September, 2020
Cinta terpaku menatap senja. Senja yang selalu menjanjikan keindahan sesaat,
tapi selalu mampu menjadi pelabuhan terakhirnya, setiap harinya. Senja, tempat
ia melebur sgala rasa hatinya setelah seharian berbaur dengan berbagai
frekuensi cerita kehidupan.
“Pada akhirnya memang sengaja kubiarkan mereka untuk lebih peka dan peduli
dengan kehidupan Rangga,” Cinta memulai obrolannya dengan senja. “Maafkan aku,
Senja.
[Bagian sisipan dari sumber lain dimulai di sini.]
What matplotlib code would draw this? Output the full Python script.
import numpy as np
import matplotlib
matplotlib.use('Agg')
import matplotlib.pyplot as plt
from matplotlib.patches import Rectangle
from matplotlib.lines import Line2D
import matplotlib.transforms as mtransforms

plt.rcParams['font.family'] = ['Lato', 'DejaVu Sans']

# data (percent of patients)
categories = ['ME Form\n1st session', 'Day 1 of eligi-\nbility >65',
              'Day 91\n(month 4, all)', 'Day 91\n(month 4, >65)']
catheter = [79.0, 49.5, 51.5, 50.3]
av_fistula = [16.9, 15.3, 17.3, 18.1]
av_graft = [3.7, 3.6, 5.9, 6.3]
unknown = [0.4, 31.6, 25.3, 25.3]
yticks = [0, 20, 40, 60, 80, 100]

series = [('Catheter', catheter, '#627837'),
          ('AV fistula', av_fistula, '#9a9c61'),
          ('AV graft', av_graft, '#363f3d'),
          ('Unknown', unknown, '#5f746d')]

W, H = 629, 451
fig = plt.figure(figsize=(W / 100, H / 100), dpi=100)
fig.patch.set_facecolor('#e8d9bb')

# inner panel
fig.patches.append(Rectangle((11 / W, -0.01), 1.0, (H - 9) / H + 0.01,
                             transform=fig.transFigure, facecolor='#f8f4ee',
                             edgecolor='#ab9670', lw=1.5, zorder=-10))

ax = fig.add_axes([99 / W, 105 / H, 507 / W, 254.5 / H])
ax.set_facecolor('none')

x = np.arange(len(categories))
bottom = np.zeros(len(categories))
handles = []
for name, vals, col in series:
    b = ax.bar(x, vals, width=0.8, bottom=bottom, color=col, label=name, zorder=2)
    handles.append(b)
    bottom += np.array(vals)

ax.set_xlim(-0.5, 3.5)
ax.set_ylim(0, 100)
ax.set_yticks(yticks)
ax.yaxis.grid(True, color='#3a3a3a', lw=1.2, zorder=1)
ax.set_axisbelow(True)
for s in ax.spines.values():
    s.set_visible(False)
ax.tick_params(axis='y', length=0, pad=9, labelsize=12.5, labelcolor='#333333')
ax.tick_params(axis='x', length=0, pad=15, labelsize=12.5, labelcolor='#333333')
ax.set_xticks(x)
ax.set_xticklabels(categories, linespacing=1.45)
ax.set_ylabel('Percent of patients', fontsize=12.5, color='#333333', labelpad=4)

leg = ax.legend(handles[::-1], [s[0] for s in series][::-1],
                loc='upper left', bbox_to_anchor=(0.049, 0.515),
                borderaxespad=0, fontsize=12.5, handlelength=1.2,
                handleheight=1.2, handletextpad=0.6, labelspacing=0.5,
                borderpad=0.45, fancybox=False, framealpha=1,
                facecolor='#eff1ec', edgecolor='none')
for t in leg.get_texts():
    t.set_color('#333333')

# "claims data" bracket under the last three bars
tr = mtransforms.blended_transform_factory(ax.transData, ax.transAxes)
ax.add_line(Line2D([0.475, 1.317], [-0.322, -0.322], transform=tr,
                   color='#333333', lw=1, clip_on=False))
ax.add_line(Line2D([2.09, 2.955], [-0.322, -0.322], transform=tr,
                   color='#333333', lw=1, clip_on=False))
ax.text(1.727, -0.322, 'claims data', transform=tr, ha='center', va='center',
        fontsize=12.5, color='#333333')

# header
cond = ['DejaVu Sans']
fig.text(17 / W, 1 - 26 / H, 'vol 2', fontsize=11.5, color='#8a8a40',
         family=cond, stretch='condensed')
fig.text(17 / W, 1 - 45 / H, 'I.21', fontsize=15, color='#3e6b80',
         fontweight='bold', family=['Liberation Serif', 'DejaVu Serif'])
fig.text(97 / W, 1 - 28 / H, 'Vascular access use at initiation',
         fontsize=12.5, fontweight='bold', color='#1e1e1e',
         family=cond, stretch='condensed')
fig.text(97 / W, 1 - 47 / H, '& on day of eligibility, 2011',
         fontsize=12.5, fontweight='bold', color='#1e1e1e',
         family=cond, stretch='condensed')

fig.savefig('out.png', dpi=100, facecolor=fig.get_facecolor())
Sudah saatnya mereka masuk dan menyelami Rangga sebagai seuntai pribadi
utuh dengan segala permasalahan pribadi dan hidupnya.”
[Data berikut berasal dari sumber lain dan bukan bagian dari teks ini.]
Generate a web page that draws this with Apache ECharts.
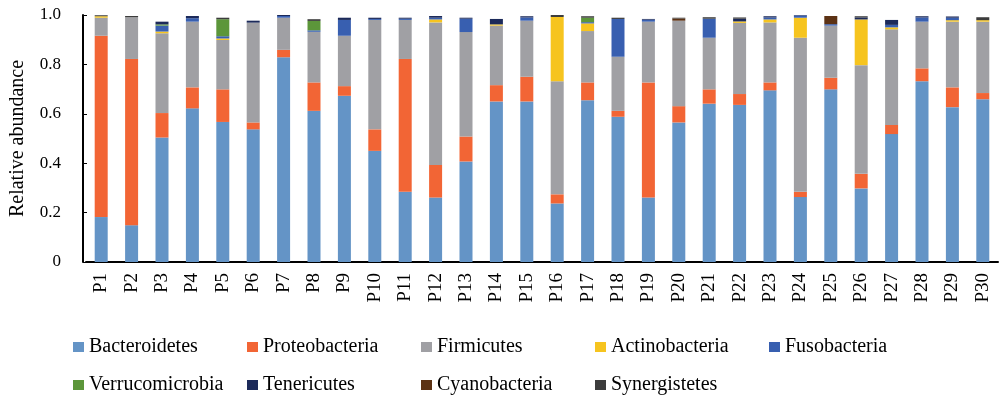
<!DOCTYPE html>
<html>
<head>
<meta charset="utf-8">
<script src="https://cdn.jsdelivr.net/npm/echarts@6/dist/echarts.min.js"></script>
<style>
  html, body { margin: 0; padding: 0; background: #ffffff; }
  #chart { width: 1005px; height: 396px; }
</style>
</head>
<body>
<div id="chart"></div>
<script>
// Sample names
const samples = ['P1','P2','P3','P4','P5','P6','P7','P8','P9','P10',
  'P11','P12','P13','P14','P15','P16','P17','P18','P19','P20',
  'P21','P22','P23','P24','P25','P26','P27','P28','P29','P30'];

// Relative abundance of each phylum per sample
const bacteroidetes = [0.182,0.149,0.504,0.622,0.567,0.537,0.829,0.612,0.673,0.450,
  0.284,0.261,0.407,0.650,0.650,0.237,0.655,0.588,0.261,0.565,
  0.641,0.636,0.695,0.263,0.699,0.298,0.518,0.732,0.627,0.659];
const proteobacteria = [0.734,0.673,0.099,0.085,0.132,0.028,0.030,0.115,0.039,0.087,
  0.538,0.132,0.101,0.066,0.100,0.037,0.072,0.024,0.466,0.066,
  0.058,0.044,0.032,0.021,0.047,0.059,0.037,0.052,0.080,0.025];
const firmicutes = [0.073,0.169,0.323,0.266,0.200,0.404,0.130,0.205,0.204,0.443,
  0.158,0.577,0.423,0.241,0.227,0.458,0.208,0.219,0.246,0.346,
  0.209,0.288,0.243,0.624,0.211,0.440,0.387,0.189,0.266,0.289];
const actinobacteria = [0.006,0,0.007,0,0.006,0,0,0,0,0,
  0,0.012,0,0.005,0,0.260,0.031,0,0,0,
  0,0.006,0.012,0.081,0,0.185,0.008,0,0.006,0.006];
const fusobacteria = [0,0,0.024,0.014,0.009,0,0.007,0.006,0.064,0.004,
  0.005,0.007,0.054,0,0.013,0,0.005,0.153,0.008,0,
  0.077,0,0.008,0.009,0.006,0,0.010,0.017,0.010,0];
const verrucomicrobia = [0,0,0.005,0,0.069,0,0,0.038,0,0,
  0,0,0,0,0,0,0.018,0,0,0,
  0,0,0,0,0,0,0,0,0,0];
const tenericutes = [0,0,0.011,0.009,0,0.008,0.004,0,0.009,0.005,
  0.004,0.007,0.004,0.022,0.005,0,0,0,0.003,0,
  0,0.011,0.005,0.004,0,0.008,0.020,0.005,0.005,0];
const cyanobacteria = [0,0,0,0,0,0,0,0,0,0,
  0,0,0,0,0,0,0,0,0,0.009,
  0,0,0,0,0.033,0,0,0,0,0];
const synergistetes = [0.004,0.005,0,0,0.006,0,0,0.007,0,0,
  0,0,0,0,0,0.008,0.006,0.005,0,0.003,
  0.006,0.005,0,0,0,0.005,0,0,0,0.012];

// Y axis ticks
const yTicks = [0, 0.2, 0.4, 0.6, 0.8, 1.0];

const phyla = [
  { name: 'Bacteroidetes',   data: bacteroidetes,   color: '#6494c6' },
  { name: 'Proteobacteria',  data: proteobacteria,  color: '#f26535' },
  { name: 'Firmicutes',      data: firmicutes,      color: '#a0a0a4' },
  { name: 'Actinobacteria',  data: actinobacteria,  color: '#f6c41f' },
  { name: 'Fusobacteria',    data: fusobacteria,    color: '#385fb0' },
  { name: 'Verrucomicrobia', data: verrucomicrobia, color: '#5c963a' },
  { name: 'Tenericutes',     data: tenericutes,     color: '#1c2a5a' },
  { name: 'Cyanobacteria',   data: cyanobacteria,   color: '#5c3214' },
  { name: 'Synergistetes',   data: synergistetes,   color: '#3c3c3c' }
];

const FONT = 'Liberation Serif';

const chart = echarts.init(document.getElementById('chart'), null, { renderer: 'canvas' });

chart.setOption({
  animation: false,
  backgroundColor: '#ffffff',
  textStyle: { fontFamily: FONT, color: '#000' },
  grid: { left: 80, right: 7, top: 15, bottom: 134, containLabel: false },
  legend: {
    data: phyla.map(p => p.name),
    left: 73,
    top: 333,
    width: 900,
    padding: 0,
    itemWidth: 11,
    itemHeight: 10,
    itemGap: 10,
    icon: 'rect',
    textStyle: {
      fontFamily: FONT,
      fontSize: 20,
      color: '#000',
      width: 148,
      lineHeight: 28,
      overflow: 'truncate'
    }
  },
  xAxis: {
    type: 'category',
    data: samples,
    boundaryGap: true,
    axisLine: { show: true, lineStyle: { color: '#000', width: 2 } },
    axisTick: { show: false },
    axisLabel: {
      rotate: 90,
      margin: 11,
      fontFamily: FONT,
      fontSize: 19,
      color: '#000',
      interval: 0
    }
  },
  yAxis: {
    type: 'value',
    min: yTicks[0],
    max: yTicks[yTicks.length - 1],
    interval: 0.2,
    offset: 3,
    name: 'Relative abundance',
    nameLocation: 'middle',
    nameGap: 55,
    nameRotate: 90,
    nameTextStyle: { fontFamily: FONT, fontSize: 20, color: '#000' },
    axisLine: { show: true, lineStyle: { color: '#000', width: 2 } },
    axisTick: { show: true, inside: true, length: 4, lineStyle: { color: '#000', width: 1 } },
    splitLine: { show: false },
    axisLabel: {
      margin: 22,
      fontFamily: FONT,
      fontSize: 17,
      color: '#000',
      formatter: v => (v === 0 ? '0' : v.toFixed(1))
    }
  },
  series: phyla.map(p => ({
    name: p.name,
    type: 'bar',
    stack: 'total',
    barWidth: 13,
    data: p.data,
    itemStyle: { color: p.color },
    emphasis: { disabled: true }
  }))
});
</script>
</body>
</html>
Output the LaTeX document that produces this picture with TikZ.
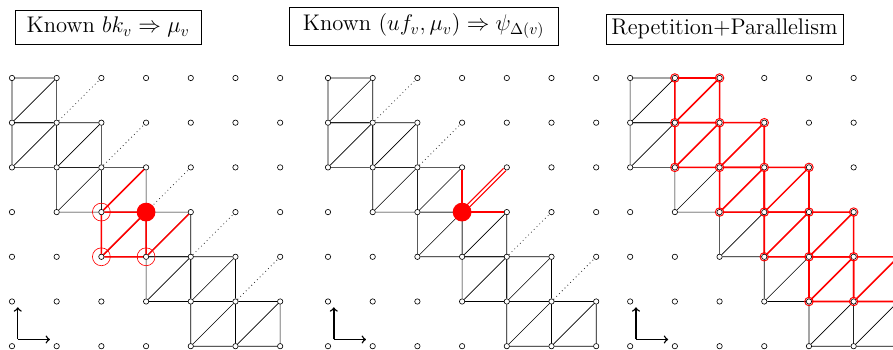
\documentclass[tikz,border=0pt]{standalone}
\usepackage{amsmath}
\begin{document}
\begin{tikzpicture}[
	title/.style={draw, font=\Large, inner sep=2pt},
	dot/.style={circle, draw, fill=white, inner sep=0pt, minimum size=1.2mm},
	ring/.style={circle, draw=red, inner sep=0pt, minimum size=4mm},
	smallring/.style={circle, draw=red, line width=0.6pt, inner sep=0pt, minimum size=1.9mm},
	hit/.style={circle, fill=red, inner sep=0pt, minimum size=4.2mm},
	hot/.style={red, line width=1pt},
	twin/.style={draw=red, double=white, line width=0.8pt, double distance=1.2pt},
	hint/.style={dotted, black!85, line width=0.5pt},
	axis/.style={->, line width=0.9pt}
	]
	\useasboundingbox (-0.268,-6.067) rectangle (19.71,1.745);
	
	% grids, titles and axes of the three panels
	\foreach \p/\x in {A/0,B/7.07,C/13.83} {
		\foreach \c in {0,...,6}
			\foreach \r in {0,...,6}
				\node[dot] (\p-\c-\r) at (\x+\c,-\r) {};
		\coordinate (\p-o) at (\x+0.13,-5.85);
		\coordinate (\p-up) at (\x+0.13,-5.13);
		\coordinate (\p-right) at (\x+0.85,-5.85);
		\draw[axis] (\p-o) -- (\p-up);
		\draw[axis] (\p-o) -- (\p-right);
	}
	\node[title, minimum width=4.16cm, minimum height=0.76cm] (titleA) at (2.15,1.14) {Known $bk_v \Rightarrow \mu_v$};
	\node[title, minimum width=6.02cm, minimum height=0.85cm] (titleB) at (9.21,1.16) {Known $(uf_v,\mu_v) \Rightarrow \psi_{\Delta(v)}$};
	\node[title, minimum width=5.3cm, minimum height=0.69cm] (titleC) at (15.94,1.09) {Repetition+Parallelism};
	
	% staircase of cells in the first two panels
	\foreach \p in {A,B} {
		\foreach \c/\r in {0/0,0/1,1/1,1/2,2/2,2/3,3/3,3/4,4/4,4/5,5/5} {
			\pgfmathtruncatemacro{\cc}{\c+1}
			\pgfmathtruncatemacro{\rr}{\r+1}
			\draw (\p-\c-\r) -- (\p-\cc-\r) -- (\p-\cc-\rr) -- (\p-\c-\rr) -- (\p-\c-\r) (\p-\c-\rr) -- (\p-\cc-\r);
		}
	}
	
	% Known bk_v
	\foreach \c [evaluate=\c as \cc using int(\c+1), evaluate=\c as \rr using int(\c-1)] in {1,...,5}
		\draw[hint] (A-\c-\c) -- (A-\cc-\rr);
	\draw[hot] (A-2-3) -- (A-3-2) (A-2-3) -- (A-3-3) -- (A-3-4) -- (A-2-4) -- (A-2-3) (A-2-4) -- (A-3-3) (A-3-4) -- (A-4-3);
	\foreach \v in {2-3,2-4,3-4}
		\node[ring] (A-ring-\v) at (A-\v) {};
	\node[hit] (A-hit) at (A-3-3) {};
	
	% Known (uf_v, mu_v)
	\foreach \c [evaluate=\c as \cc using int(\c+1), evaluate=\c as \rr using int(\c-1)] in {1,2,4,5}
		\draw[hint] (B-\c-\c) -- (B-\cc-\rr);
	\draw[hot] (B-3-2) -- (B-3-3) -- (B-4-3);
	\draw[twin] (B-3-3) -- (B-4-2);
	\node[hit] (B-hit) at (B-3-3) {};
	
	% Repetition+Parallelism
	\foreach \c/\r [evaluate=\c as \cc using int(\c+1), evaluate=\r as \rr using int(\r+1)] in {0/0,0/1,1/2,2/3,3/4,4/5,5/5}
		\draw (C-\c-\r) -- (C-\cc-\r) -- (C-\cc-\rr) -- (C-\c-\rr) -- (C-\c-\r) (C-\c-\rr) -- (C-\cc-\r);
	\foreach \c/\r [evaluate=\c as \cc using int(\c+1), evaluate=\r as \rr using int(\r+1)] in {1/0,1/1,2/1,2/2,3/2,3/3,4/3,4/4,5/4}
		\draw[hot] (C-\c-\r) -- (C-\cc-\r) -- (C-\cc-\rr) -- (C-\c-\rr) -- (C-\c-\r) (C-\c-\rr) -- (C-\cc-\r);
	\foreach \r/\a/\b in {0/1/2,1/1/3,2/1/4,3/2/5,4/3/6,5/4/6}
		\foreach \c in {\a,...,\b}
			\node[smallring] (C-ring-\c-\r) at (C-\c-\r) {};
\end{tikzpicture}
\end{document}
Cinta berdiri sesaat, menghirup sejuknya angin senja. “Kamu lelah, Cinta?”,
bisik angin perlahan. Cinta menarik nafas perlahan dan berkata: “Aku hanya
sedih melihat Rangga. Rangga, selama belasan tahun, menjadi pejuang kehidupan
sejati, tanpa lelah, tanpa pamrih. Rangga, pejantan tangguh yang selalu menjadi
pelabuhan, tumpuan segala keluh kesah hidup banyak orang. Padahal kenyataannya,
sebaliknya, mereka itu sangat egosentrik, satupun tak mengindahkan Rangga,
apapun kehidupan pribadi Rangga.”
“Lalu Rangga bagaimana, Cinta?”, bertanya Senja. Cinta terpaku pilu &
berkata, “Entahlah. Kemarin ia sempat goyah pada titik terendahnya, mencoba
meresapi arti hidup sebenarnya. Terombang ambing antara ada dan tiada. Pandemi
ini menggoyahkannya, meluluhlantakkan egonya.” Cinta melanjutkan dengan seiris
senyum, “Beruntung Tuhan masih menggenggam tangannya, bahkan tak enggan
mengulurkan tangan - Nya, menata kembali kepercayaan Rangga, juga menata
hidupnya.”
Angin menerpa halus wajah Cinta. Senja tersenyum tipis, memamerkan siluet
jingga kebesarannya. Dan Senja pun perlahan beranjak pergi.